La incursión de la alumna de Heidegger en los terrenos de las guerras de aniquilación es capaz de transmitirnos el miedo de una época a un invento que estaba destinado a destruir a Hitler, pero al final se arrojó sobre Japón.

En 1961, Adolf Eichmann, el encargado de la Solución Final (la aniquilación de los judíos) de los nazis, fue juzgado en Jerusalén. Hannah Arendt fue la encargada de cubrir el juicio para la revista The New Yorker.

Los artículos que escribió fueron recopilados bajo el título Eichmann en Jerusalén. El subtítulo, Sobre la banalidad del mal, es parte inseparable de las polémicas que acompañaron desde el momento de la publicación a la atípica periodista.
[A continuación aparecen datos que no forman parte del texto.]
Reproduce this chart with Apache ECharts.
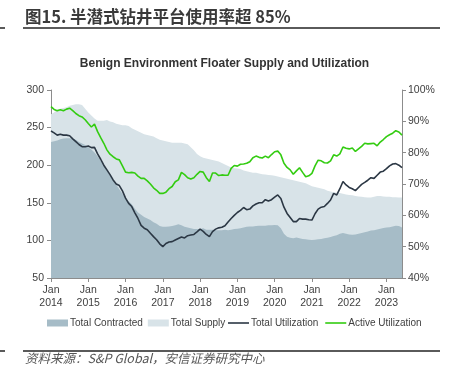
<!DOCTYPE html>
<html>
<head>
<meta charset="utf-8">
<script src="https://cdn.jsdelivr.net/npm/echarts@6/dist/echarts.min.js"></script>
<style>
html,body{margin:0;padding:0;background:#fff;}
#c{width:449px;height:380px;}
</style>
</head>
<body>
<div id="c"></div>
<script>
// Monthly, Jan 2014 .. Jun 2023
const startYear = 2014;
const monthCount = 114;
const monthNames = ['Jan','Feb','Mar','Apr','May','Jun','Jul','Aug','Sep','Oct','Nov','Dec'];
const categories = [];
for (let i = 0; i < monthCount; i++) {
  categories.push(monthNames[i % 12] + ' ' + (startYear + Math.floor(i / 12)));
}

// Left axis (units)
const totalSupply = [
  267.6, 270, 274, 275, 276, 277, 279, 280, 281, 281,
  280, 275, 270, 266, 262, 259, 259, 259, 260, 258,
  257, 255, 254, 253, 253, 252, 249, 247, 245, 243,
  241, 240, 239, 238, 236, 234, 233, 232, 231, 230,
  230, 230, 230, 229, 228, 224, 220, 215, 212, 210,
  209, 208, 207, 206, 205, 203, 201, 199, 197, 196,
  195.5, 195, 193, 192, 191, 190, 190, 189, 188, 187.5,
  187, 186.5, 186, 185, 184, 183, 182, 181, 180, 179,
  178, 177, 176, 174, 172, 171, 170, 169, 168, 166,
  165, 164, 163.5, 163, 162, 161, 160.5, 160, 159, 158.5,
  158, 157.5, 157, 157, 158, 159, 159, 158.5, 158, 158,
  157.5, 157.5, 157, 157
];
const totalContracted = [
  231, 232, 233, 234.5, 235.5, 236, 236, 235.5, 234, 231,
  229, 227, 224, 221, 217, 212, 206, 200, 193, 186,
  180, 174, 168, 162, 156, 152, 148, 142, 137, 134,
  131, 129, 127, 124, 122, 119, 118, 118, 118.5, 119,
  120, 121.5, 120, 118, 117, 116, 115, 115, 115, 116,
  114, 114, 114, 113.5, 113.5, 113.5, 114, 113.5, 114, 115,
  115.5, 116, 117, 118, 118.5, 118.5, 119, 119.5, 119.5, 119.5,
  120, 120, 120.5, 120, 116, 109, 105, 103.5, 103, 104,
  103, 102, 101.5, 101, 100.5, 101, 101.5, 102, 103, 103.5,
  104.5, 106, 107, 109, 110, 109, 108, 107.5, 108, 109,
  110, 111, 112, 113, 113.5, 114.5, 115.5, 116.5, 117, 117.5,
  118.5, 119.5, 119, 117
];
// Right axis (%)
const totalUtilization = [
  86.9, 86.3, 85.6, 85.9, 85.6, 85.6, 85.4, 84.4, 83.5, 82.6,
  81.9, 81.9, 82.1, 81.6, 81.7, 79.6, 77.9, 76.0, 74.5, 73.0,
  71.3, 70.0, 69.5, 67.8, 65.5, 63.8, 62.8, 60.8, 59.0, 56.8,
  55.9, 55.4, 54.3, 53.2, 52.2, 50.9, 50.0, 51.0, 51.5, 51.6,
  52.1, 52.6, 53.1, 52.8, 53.5, 53.7, 53.9, 54.7, 55.6, 54.9,
  53.9, 53.2, 54.8, 55.6, 56.0, 56.2, 56.7, 57.9, 59.0, 60.0,
  60.9, 61.6, 62.5, 61.8, 62.0, 63.0, 63.6, 64.0, 64.0, 65.0,
  64.6, 65.0, 65.8, 66.5, 65.4, 62.6, 60.6, 59.3, 58.0, 58.0,
  59.0, 58.8, 58.8, 58.6, 58.5, 60.5, 62.0, 62.6, 62.8, 63.8,
  64.9, 67.0, 66.5, 68.5, 70.8, 69.7, 68.9, 68.5, 67.9, 68.9,
  69.9, 70.5, 71.2, 72.0, 71.8, 72.8, 73.8, 74.1, 74.9, 75.8,
  76.4, 76.5, 76.0, 75.2
];
const activeUtilization = [
  94.7, 93.8, 93.4, 93.7, 93.4, 93.9, 94.2, 93.4, 92.5, 91.8,
  91.4, 90.5, 89.3, 88.2, 89.1, 86.7, 84.8, 83.0, 80.9, 79.5,
  78.7, 78.0, 77.7, 75.8, 73.8, 73.6, 73.7, 73.5, 72.5, 71.8,
  71.8, 71.0, 70.0, 68.8, 68.0, 67.0, 67.0, 67.4, 68.5, 69.2,
  70.7, 71.3, 73.7, 73.0, 72.0, 71.6, 72.0, 73.1, 74.0, 73.8,
  72.0, 70.8, 73.5, 73.5, 72.7, 72.9, 72.8, 72.8, 75.0, 75.9,
  75.7, 76.3, 76.4, 76.6, 77.1, 78.4, 78.9, 78.5, 78.3, 78.9,
  78.4, 79.4, 80.3, 80.5, 79.3, 76.6, 75.3, 74.5, 73.1, 74.2,
  75.2, 73.7, 72.3, 72.6, 73.4, 75.8, 77.6, 77.4, 76.8, 76.7,
  77.4, 79.3, 78.9, 79.6, 81.8, 81.4, 81.2, 81.5, 80.4, 81.2,
  82.0, 83.0, 82.8, 82.9, 83.0, 82.2, 83.4, 84.2, 85.1, 85.7,
  86.2, 87.0, 86.6, 85.6
];

const leftTicks = { min: 50, max: 300, interval: 50 };
const rightTicks = { min: 40, max: 100, interval: 10 };

const colors = { contracted: '#a6bcc7', supply: '#d8e3e8', total: '#2b3744', active: '#33cc11' };

const chart = echarts.init(document.getElementById('c'), null, { renderer: 'canvas' });
const axisGray = '#8c8c8c';
const txt = '#404040';
const font = 'Liberation Sans, Arial, sans-serif';
const legendText = { fontSize: 10, color: txt, fontFamily: font, padding: [0, 0, 0, -3] };

chart.setOption({
  animation: false,
  backgroundColor: '#ffffff',
  title: {
    text: 'Benign Environment Floater Supply and Utilization',
    left: 'center', top: 53,
    textStyle: { fontSize: 12, fontWeight: 'bold', color: '#333333', fontFamily: font }
  },
  grid: { left: 51, right: 47, top: 90, bottom: 102, containLabel: false },
  legend: [
    {
      data: [
        { name: 'Total Contracted', icon: 'rect' },
        { name: 'Total Supply', icon: 'rect' }
      ],
      left: 47, top: 318, padding: 0,
      itemWidth: 21, itemHeight: 7, itemGap: 5,
      textStyle: legendText
    },
    {
      data: [
        { name: 'Total Utilization', icon: 'rect' },
        { name: 'Active Utilization', icon: 'rect' }
      ],
      left: 228, top: 318, padding: 0,
      itemWidth: 21, itemHeight: 1.6, itemGap: 7,
      textStyle: legendText
    }
  ],
  xAxis: {
    type: 'category', data: categories, boundaryGap: false,
    axisLine: { lineStyle: { color: axisGray, width: 1 } },
    axisTick: { interval: function (i) { return i % 12 === 0; }, length: 4, lineStyle: { color: axisGray } },
    axisLabel: {
      interval: function (i) { return i % 12 === 0; },
      formatter: function (v) { const p = v.split(' '); return p[0] + '\n' + p[1]; },
      fontSize: 10.5, color: txt, fontFamily: font, lineHeight: 13, margin: 6
    },
    splitLine: { show: false }
  },
  yAxis: [
    {
      type: 'value', min: leftTicks.min, max: leftTicks.max, interval: leftTicks.interval,
      axisLine: { show: true, lineStyle: { color: axisGray } },
      axisTick: { show: true, length: 4, lineStyle: { color: axisGray } },
      axisLabel: { fontSize: 10.5, color: txt, fontFamily: font, margin: 7 },
      splitLine: { show: false }
    },
    {
      type: 'value', min: rightTicks.min, max: rightTicks.max, interval: rightTicks.interval,
      position: 'right',
      axisLine: { show: true, lineStyle: { color: axisGray } },
      axisTick: { show: true, length: 4, lineStyle: { color: axisGray } },
      axisLabel: { formatter: '{value}%', fontSize: 10.5, color: txt, fontFamily: font, margin: 6 },
      splitLine: { show: false }
    }
  ],
  series: [
    {
      name: 'Total Supply', type: 'line', data: totalSupply, yAxisIndex: 0,
      symbol: 'none', lineStyle: { width: 0 }, itemStyle: { color: colors.supply },
      areaStyle: { color: colors.supply, opacity: 1, origin: 'start' }, z: 1
    },
    {
      name: 'Total Contracted', type: 'line', data: totalContracted, yAxisIndex: 0,
      symbol: 'none', lineStyle: { width: 0 }, itemStyle: { color: colors.contracted },
      areaStyle: { color: colors.contracted, opacity: 1, origin: 'start' }, z: 2
    },
    {
      name: 'Total Utilization', type: 'line', data: totalUtilization, yAxisIndex: 1,
      symbol: 'none', showSymbol: false, itemStyle: { color: colors.total },
      lineStyle: { color: colors.total, width: 1.6 }, z: 3
    },
    {
      name: 'Active Utilization', type: 'line', data: activeUtilization, yAxisIndex: 1,
      symbol: 'none', showSymbol: false, itemStyle: { color: colors.active },
      lineStyle: { color: colors.active, width: 1.6 }, z: 4
    }
  ],
  graphic: [
    {
      type: 'text', left: 25, top: 8,
      style: { text: '图15. 半潜式钻井平台使用率超 85%', fontSize: 16.5, fontWeight: 'bold',
        fill: '#3a3a3a', fontFamily: 'Noto Sans CJK SC, sans-serif' }
    },
    { type: 'rect', shape: { x: 23, y: 27, width: 417, height: 2 }, style: { fill: '#5a5a5a' } },
    { type: 'rect', shape: { x: 0, y: 27, width: 5, height: 2 }, style: { fill: '#5a5a5a' } },
    { type: 'rect', shape: { x: 23, y: 350, width: 417, height: 2 }, style: { fill: '#5a5a5a' } },
    { type: 'rect', shape: { x: 0, y: 350, width: 5, height: 2 }, style: { fill: '#5a5a5a' } },
    {
      type: 'text', left: 25, top: 352,
      style: { text: '资料来源：S&P Global，安信证券研究中心', fontSize: 12.5, fontStyle: 'italic',
        fill: '#555555', fontFamily: 'Noto Sans CJK SC, sans-serif' }
    }
  ]
});
</script>
</body>
</html>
Su apreciación de que algunos de “monstruos” de la humanidad no son sino personas normales que van al trabajo y regresan a casa a dormir con la conciencia tranquila porque nada les llama a pensar sobre lo que hacen y nadie les reprocha ya que tales actos son, simple y llanamente, el cumplimiento del deber le granjeó críticas, pero su mención de que el mismo pueblo judío había contribuido a su exterminio significó hacerse con enemistades eternas. En la lista de sus detractores se instalaron incluso figuras como el historiador de las ideas de origen ruso Isaiah Berlin.

Luego de leer La promesa..., uno puede regresar a la realidad y hasta ver algún debate entre morenos y priistas con la tranquilidad, menor si se quiere pero tranquilidad al fin, de que esos políticos no hacen política.